Scientists say too much TV for Kids Linked to Indicators of Poor Health as Adults

DUNEDIN, New Zealand, July 16, 2004 ( - The current edition of The Lancet contains research conducted by scientists from Otago University, suggesting that any more than two hours of TV per day for children poses a significant health risk later in life.  The research team followed 1,000 children born in 1972 and 1973 from the age of three to 26. It was found that those who watched two hours or more of television were at greater risk for markers of cardiovascular disease - high cholesterol and obesity. Those who watched the greatest amount of TV were also more likely to be smokers.

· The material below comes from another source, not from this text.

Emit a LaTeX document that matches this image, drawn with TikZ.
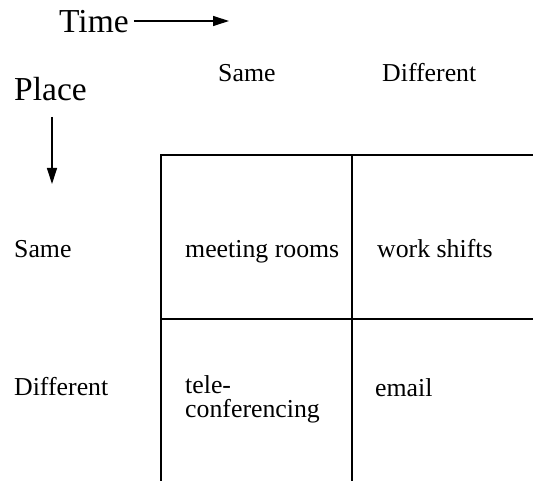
\documentclass[tikz,border=0pt]{standalone}
\usepackage{fontspec}
\setmainfont{Liberation Serif}
\usetikzlibrary{arrows.meta}
\begin{document}
\begin{tikzpicture}[x=1pt,y=-1pt,
  big/.style={font=\fontsize{33.5}{36}\selectfont, anchor=base west, inner sep=0pt},
  lbl/.style={font=\fontsize{25.8}{24}\selectfont, anchor=base west, inner sep=0pt, align=left},
  grid/.style={line width=1.3pt},
  axis/.style={line width=1.2pt, -{Triangle[length=16pt,width=10pt]}}]
\useasboundingbox (0,0) rectangle (533,481);
% axis titles
\node[big] (time) at (59,33) {Time};
\node[big] (place) at (14,101) {Place};
\coordinate (timeend) at (229,21);
\coordinate (placestart) at (52,117);
\coordinate (placeend) at (52,184);
\draw[axis] (time.east |- timeend) ++(5,0) coordinate (timestart) -- (timeend);
\draw[axis] (placestart) -- (placeend);
% column headers
\node[lbl] (csame) at (218,82) {Same};
\node[lbl] (cdiff) at (382,82) {Different};
% row headers
\node[lbl] (rsame) at (14,258) {Same};
\node[lbl] (rdiff) at (14,395) {Different};
% grid
\coordinate (tl) at (161,155);
\coordinate (tm) at (352,155);
\coordinate (tr) at (533,155);
\coordinate (ml) at (161,319);
\coordinate (mr) at (533,319);
\coordinate (bl) at (161,481);
\coordinate (bm) at (352,481);
\draw[grid] (tr) -- (tl) -- (bl);
\draw[grid] (tm) -- (bm);
\draw[grid] (ml) -- (mr);
% cells
\node[lbl] (c11) at (185,258) {meeting rooms};
\node[lbl] (c12) at (377,258) {work shifts};
\node[lbl, anchor=north west] (c21) at (185,375.5) {tele-\\conferencing};
\node[lbl] (c22) at (375,396) {email};
\end{tikzpicture}
\end{document}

The findings were significant considering that the scientists had adjusted for family history of related health problems, Body Mass Index (BMI) of parents, parental smoking, and the child’s activity level.  “Although the adult health indicators that we have found to be associated with child and adolescent television viewing are unlikely to result in clinical health problems by the age of 26 years, they are well established risk factors for cardiovascular illness and death later in life,” lead researcher, Dr Robert Hancox, said, as reported by the BBC. “Our results suggest that excessive television viewing in young people is likely to have far-reaching consequences for adult health.”“We believe that reducing television viewing should become a population health priority,” Dr. Hancox said. He urged adults to “lead by example” and shut the TV off. “. . . data suggest that less than one hour a day would be even better” than the two hour limit suggested by the research.